Opening March 29 at the Whitney, Spilling Over: Painting Color in the 1960s gathers paintings from the 1960s and early 1970s that inventively use bold, saturated, and even hallucinatory color to activate perception. During this period, many artists adopted acrylic paint—a newly available, plastic-based medium—and explored its expansive technical possibilities and wider range of hues. Color Field painters poured paint and stained unprimed canvas, dramatizing painting’s materiality and visual force.

Painters associated with Op art deployed pattern, geometric arrangement, and intense color combinations to emphasize that vision is a commingling of physical response and unconscious association. At the same historical moment, an emerging generation of artists of color and women explored color’s capacity to articulate new questions about perception, specifically its relation to race, gender, and the coding of space. The exhibition looks to the divergent ways color can be equally a formal problem and a political statement.

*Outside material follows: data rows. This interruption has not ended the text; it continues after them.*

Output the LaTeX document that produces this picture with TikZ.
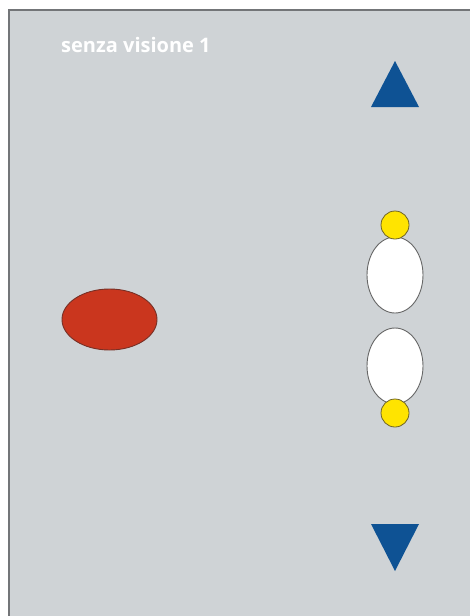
\documentclass[tikz,border=0pt]{standalone}
\usepackage{fontspec}
\setsansfont{Open Sans}
\usetikzlibrary{shapes.geometric}
\definecolor{PanelGray}{RGB}{207,211,214}
\definecolor{PanelEdge}{RGB}{115,117,120}
\definecolor{SignBlue}{RGB}{14,82,148}
\definecolor{SpotRed}{RGB}{202,54,30}
\definecolor{SpotRedEdge}{RGB}{120,48,38}
\definecolor{SpotYellow}{RGB}{255,228,0}
\definecolor{SpotYellowEdge}{RGB}{110,100,40}

\begin{document}
\begin{tikzpicture}[x=1pt, y=-1pt,
	occhio/.style={ellipse, draw=black!60, line width=0.9pt, fill=white, minimum width=56pt, minimum height=76pt, inner sep=0pt},
	punto/.style={circle, draw=SpotYellowEdge, line width=0.8pt, fill=SpotYellow, minimum size=28pt, inner sep=0pt},
	segno/.style={fill=SignBlue}]
	\useasboundingbox (0,0) rectangle (470,616);

	% pannello
	\fill[PanelGray] (9,10) rectangle (470,616);
	\draw[PanelEdge, line width=1.3pt] (9,616) -- (9,10) -- (470,10);
	\node[font=\sffamily\bfseries\fontsize{20}{24}\selectfont, text=white, anchor=base west, inner sep=0pt]
		(titolo) at (61,52) {senza visione 1};

	% frecce
	\fill[segno] (395,61) -- (419,107) -- (371,107) -- cycle;
	\fill[segno] (371,524) -- (419,524) -- (395,571) -- cycle;

	% macchia rossa
	\node[ellipse, draw=SpotRedEdge, line width=0.9pt, fill=SpotRed, minimum width=95pt, minimum height=61pt, inner sep=0pt]
		(macchia) at (109.5,319.5) {};

	% occhi
	\node[occhio] (occhioA) at (395,275) {};
	\node[occhio] (occhioB) at (395,366) {};
	\node[punto] (puntoA) at (395,225) {};
	\node[punto] (puntoB) at (395,413) {};
\end{tikzpicture}
\end{document}
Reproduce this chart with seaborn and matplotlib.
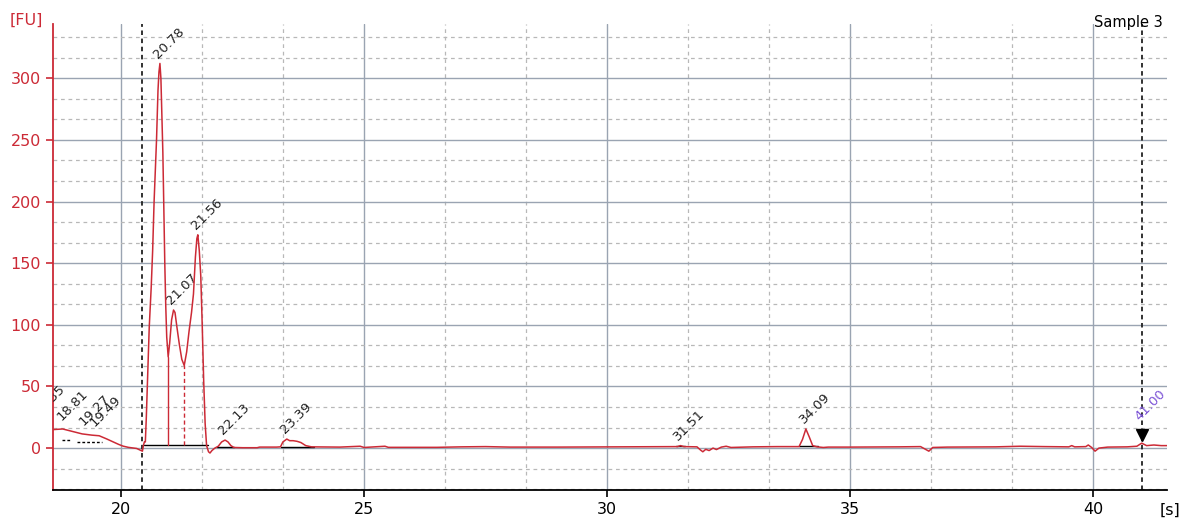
import numpy as np
import pandas as pd
import matplotlib
matplotlib.use("Agg")
import matplotlib.pyplot as plt
from matplotlib.ticker import MultipleLocator
import seaborn as sns

sns.set_style("white")
plt.rcParams['font.family'] = ['DejaVu Sans']

# electropherogram trace (time [s], fluorescence [FU])
time_s = [18.60, 18.80, 19.00, 19.20, 19.40, 19.55, 19.70, 19.84, 19.95, 20.04,
          20.15, 20.32, 20.40, 20.44, 20.46, 20.48, 20.50, 20.52, 20.54, 20.58,
          20.62, 20.65, 20.68, 20.71, 20.73, 20.76, 20.78, 20.80, 20.82, 20.84,
          20.86, 20.88, 20.90, 20.92, 20.94, 20.97, 21.00, 21.04, 21.08, 21.11,
          21.15, 21.20, 21.25, 21.30, 21.35, 21.40, 21.45, 21.49, 21.53, 21.56,
          21.58, 21.61, 21.64, 21.67, 21.70, 21.73, 21.76, 21.80, 21.83, 21.87,
          21.93, 22.00, 22.07, 22.14, 22.20, 22.26, 22.32, 22.50, 22.80, 22.85,
          23.20, 23.28, 23.33, 23.41, 23.47, 23.54, 23.62, 23.70, 23.80, 23.92,
          24.50, 24.92, 25.00, 25.43, 25.50, 26.50, 27.00, 27.50, 28.00, 29.00,
          30.00, 31.00, 31.45, 31.51, 31.58, 31.85, 31.92, 31.97, 32.03, 32.10,
          32.18, 32.25, 32.35, 32.45, 32.55, 33.00, 33.50, 33.95, 34.02, 34.09,
          34.16, 34.23, 34.32, 34.45, 34.55, 35.00, 36.00, 36.45, 36.55, 36.62,
          36.70, 37.00, 38.00, 38.50, 39.00, 39.50, 39.56, 39.62, 39.85, 39.90,
          39.97, 40.04, 40.12, 40.30, 40.70, 40.90, 41.00, 41.10, 41.25, 41.40,
          41.52]
fu = [15.0, 15.5, 13.5, 11.5, 10.5, 10.0, 7.5, 5.0, 3.0, 1.6,
      0.6, -0.3, -1.8, -2.5, 2.0, 5.0, 5.0, 25, 50, 98,
      130, 160, 200, 230, 250, 290, 305, 312, 300, 270,
      240, 195, 150, 115, 90, 74, 85, 104, 112, 110,
      98, 84, 72, 67, 78, 95, 110, 125, 155, 170,
      173, 160, 140, 100, 55, 20, 2, -3, -4, -2,
      0, 1.5, 5, 6.5, 5, 2, 0.5, 0.3, 0.3, 0.8,
      0.8, 1.0, 5, 7.3, 6, 6, 5.5, 4.5, 2, 1.0,
      0.8, 1.5, 0.5, 1.5, 0.6, 0.6, 1.0, 1.2, 0.8, 0.8,
      1.0, 1.2, 1.2, 2.0, 1.2, 1.0, -1.5, -3, -1, -2,
      0, -1.2, 0.8, 1.5, 0.5, 1.0, 1.2, 1.2, 7, 15.5,
      9, 2, 1.0, 0.5, 0.8, 0.8, 1.0, 1.2, -1, -2.5,
      0.5, 0.8, 1.0, 1.5, 1.2, 1.0, 2.0, 1.0, 1.2, 2.5,
      0.5, -2.5, 0, 0.8, 1.0, 1.5, 4, 2, 2.5, 2,
      2]

# peak labels
peak_labels = ["18.35", "18.81", "19.27", "19.49", "20.78", "21.07", "21.56",
               "22.13", "23.39", "31.51", "34.09"]
peak_x = [18.35, 18.81, 19.27, 19.49, 20.80, 21.08, 21.58, 22.14, 23.41, 31.51, 34.09]
peak_y = [22, 18, 14, 13, 312, 112, 173, 6.5, 7.3, 2.0, 15.5]

# peak baselines (start, end, level)
base_start = [20.48, 21.98, 23.30, 31.42, 33.95]
base_end = [21.78, 22.32, 23.98, 31.60, 34.33]
base_level = [2.5, 0.5, 1.0, 1.5, 1.5]
# small dashed baselines at the left
small_start = [18.78, 19.09]
small_end = [18.95, 19.60]
small_level = [6.5, 5.0]

# peak split lines (time, top)
split_x = [20.97, 21.30]
split_top = [74, 67]

marker_lines = [20.43, 41.00]
marker_time = 41.00
marker_value = 11

red = "#cc2a36"

df = pd.DataFrame({"time": time_s, "fu": fu})

fig = plt.figure(figsize=(11.8, 5.18), dpi=100)
ax = fig.add_axes([53 / 1180, 1 - 490 / 518, (1167 - 53) / 1180, (490 - 24) / 518])

ax.set_xlim(18.6, 41.52)
ax.set_ylim(-34, 344)
ax.xaxis.set_major_locator(MultipleLocator(5))
ax.xaxis.set_minor_locator(MultipleLocator(5 / 3))
ax.yaxis.set_major_locator(MultipleLocator(50))
ax.yaxis.set_minor_locator(MultipleLocator(50 / 3))
ax.grid(True, which="major", color="#9aa4b2", linewidth=1.0, linestyle="-")
ax.grid(True, which="minor", color="#b8b8b8", linewidth=0.9, linestyle=(0, (3, 3)))
ax.set_axisbelow(True)

for xv in marker_lines:
    ax.axvline(xv, color="#222222", linewidth=1.3, linestyle=(0, (2.5, 2)), zorder=2)

for s, e, l in zip(base_start, base_end, base_level):
    ax.plot([s, e], [l, l], color="black", linewidth=1.0, zorder=3)
for s, e, l in zip(small_start, small_end, small_level):
    ax.plot([s, e], [l, l], color="black", linewidth=1.0, linestyle=(0, (2, 1.5)), zorder=3)

ax.plot([split_x[0], split_x[0]], [base_level[0], split_top[0]], color=red, linewidth=1.0, zorder=3)
ax.plot([split_x[1], split_x[1]], [base_level[0], split_top[1]], color=red, linewidth=1.0,
        linestyle=(0, (3, 2)), zorder=3)

sns.lineplot(data=df, x="time", y="fu", ax=ax, color=red, linewidth=1.1,
             estimator=None, sort=False, zorder=4)

for txt, xv, yv in zip(peak_labels, peak_x, peak_y):
    ax.annotate(txt, (xv, yv), xytext=(0, 2), textcoords="offset points",
                rotation=45, rotation_mode="anchor", ha="left", va="bottom",
                fontsize=9.5, color="#222222", annotation_clip=False, clip_on=True)

ax.plot([marker_time], [marker_value], marker="v", color="black", markersize=9, zorder=5)
ax.annotate("41.00", (marker_time, marker_value), xytext=(0, 8), textcoords="offset points",
            rotation=45, rotation_mode="anchor", ha="left", va="bottom",
            fontsize=9.5, color="#7b52d6")

for sp in ["top", "right"]:
    ax.spines[sp].set_visible(False)
ax.spines["left"].set_color(red)
ax.spines["left"].set_linewidth(1.3)
ax.spines["bottom"].set_color("black")
ax.spines["bottom"].set_linewidth(1.3)

ax.tick_params(axis="y", which="major", direction="out", length=5, width=1.2,
               colors=red, labelsize=11.5, left=True)
ax.tick_params(axis="x", which="major", direction="out", length=5, width=1.2,
               colors="black", labelsize=11.5, bottom=True)
ax.tick_params(which="minor", length=0)
ax.set_xlabel("")
ax.set_ylabel("")

fig.text(10 / 1180, 1 - 20 / 518, "[FU]", color=red, fontsize=11.5, ha="left", va="center")
fig.text(1160 / 1180, 1 - 510 / 518, "[s]", color="black", fontsize=11.5, ha="left", va="center")
fig.text(1163 / 1180, 1 - 22 / 518, "Sample 3", color="black", fontsize=10.5, ha="right", va="center")

fig.savefig("out.png", dpi=100)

Drawn entirely from the Whitney’s collection, Spilling Over includes important recently acquired works by Emma Amos and Kay WalkingStick, as well as paintings that entered the collection soon after they were made, by artists such as Alvin Loving, Ellsworth Kelly, Miriam Schapiro, and Frank Stella, among others. The title comes from a quote by artist Bob Thompson, whose work is also presented. He said, “I paint many paintings that tell me slowly that I have something inside of me that is just bursting, twisting, sticking, spilling over to get out. Out into souls and mouths and eyes that have never seen before.” Spilling Overdemonstrates how painting retained an urgency for artists who wanted to see anew.